Life today is noisy and chaotic. Many of us navigate busy traffic, take phone calls, make appointments, run errands, and manage homes—all against the backdrop of a changing, rattling world. Sometimes it seems we are almost skidding down a hillside, grasping at twigs to slow us down.
Many of us look for a safe mooring in the wrong places. We invest our loyalty in material wealth, which can vanish overnight, or in the acclaim of the world, which is always fleeting. Some follow false leaders, whose charisma hides their empty promises. Others try to break free of pressure by pursuing luxury and leisure, but stress is always waiting for them when they get back.
Where can we turn to steady ourselves, to “stay our minds,”1 as the poet Robert Frost said? In his poem “Choose Something like a Star,” Frost writes of looking to the heavens to fix our gaze upon something immovable, something to help us align our compass and set our course. If we choose something like a star, like the God of heaven, we can feel constancy and peace. No matter the tumult around us, we can look up at the grandeur of the heavens, fix our gaze upon eternity, and let the uncertainty of life fall away. Quietly we can anchor our souls to everlasting things: truth, virtue, integrity, loyalty.

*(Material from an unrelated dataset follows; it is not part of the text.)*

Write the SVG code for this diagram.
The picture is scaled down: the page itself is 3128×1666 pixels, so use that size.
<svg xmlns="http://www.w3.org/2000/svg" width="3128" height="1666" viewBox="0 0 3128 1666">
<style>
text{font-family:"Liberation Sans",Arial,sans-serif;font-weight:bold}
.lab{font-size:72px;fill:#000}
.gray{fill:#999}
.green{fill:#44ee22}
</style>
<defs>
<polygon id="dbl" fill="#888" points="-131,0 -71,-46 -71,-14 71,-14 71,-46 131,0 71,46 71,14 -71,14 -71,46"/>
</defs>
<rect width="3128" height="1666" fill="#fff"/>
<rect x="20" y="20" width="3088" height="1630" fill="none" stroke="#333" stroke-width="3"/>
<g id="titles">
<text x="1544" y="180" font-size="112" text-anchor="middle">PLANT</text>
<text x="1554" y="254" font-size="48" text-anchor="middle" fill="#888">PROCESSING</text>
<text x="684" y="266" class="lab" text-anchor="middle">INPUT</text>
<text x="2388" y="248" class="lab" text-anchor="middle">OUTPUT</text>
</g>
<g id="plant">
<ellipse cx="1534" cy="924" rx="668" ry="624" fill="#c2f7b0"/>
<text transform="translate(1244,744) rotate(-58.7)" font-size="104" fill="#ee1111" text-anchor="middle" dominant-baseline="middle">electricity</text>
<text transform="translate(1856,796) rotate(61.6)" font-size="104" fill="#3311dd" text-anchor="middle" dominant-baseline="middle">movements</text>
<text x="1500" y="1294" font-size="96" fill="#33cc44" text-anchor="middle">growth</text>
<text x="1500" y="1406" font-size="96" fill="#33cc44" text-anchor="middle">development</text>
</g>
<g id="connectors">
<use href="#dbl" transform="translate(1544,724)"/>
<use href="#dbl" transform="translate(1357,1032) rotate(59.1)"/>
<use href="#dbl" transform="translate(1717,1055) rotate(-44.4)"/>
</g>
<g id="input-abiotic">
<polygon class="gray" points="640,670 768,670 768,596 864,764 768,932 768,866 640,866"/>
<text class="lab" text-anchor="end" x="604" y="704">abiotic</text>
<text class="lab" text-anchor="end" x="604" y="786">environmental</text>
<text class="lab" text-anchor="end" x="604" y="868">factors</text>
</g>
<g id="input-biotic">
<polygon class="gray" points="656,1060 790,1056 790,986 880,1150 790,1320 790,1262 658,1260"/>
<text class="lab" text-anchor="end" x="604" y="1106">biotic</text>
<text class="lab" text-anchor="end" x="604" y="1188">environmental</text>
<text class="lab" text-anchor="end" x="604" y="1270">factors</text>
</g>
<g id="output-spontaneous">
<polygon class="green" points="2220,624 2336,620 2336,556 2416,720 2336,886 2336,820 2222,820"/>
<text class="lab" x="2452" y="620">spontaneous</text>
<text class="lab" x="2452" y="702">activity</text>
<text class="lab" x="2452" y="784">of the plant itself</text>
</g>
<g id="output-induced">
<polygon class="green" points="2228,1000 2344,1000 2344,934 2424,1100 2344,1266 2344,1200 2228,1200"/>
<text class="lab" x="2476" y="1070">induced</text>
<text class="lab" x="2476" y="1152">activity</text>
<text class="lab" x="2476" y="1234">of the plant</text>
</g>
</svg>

When life is darkest, when disasters mount, these are the times when God’s shining light gleams brightest. Just as the darkness brings out the light of the stars, so do troubled times reveal the strength and potential within the human soul. Only when we are tethered to eternal truth do we know that despite a swirling world around us, we are calm and safe, our compass is true, and our star is an unfailing guide.
Program #3924
1. “Choose Something like a Star,” in The Road Not Taken: A Selection of Robert Frost’s Poems, comp. Louis Untermeyer (1971), 216.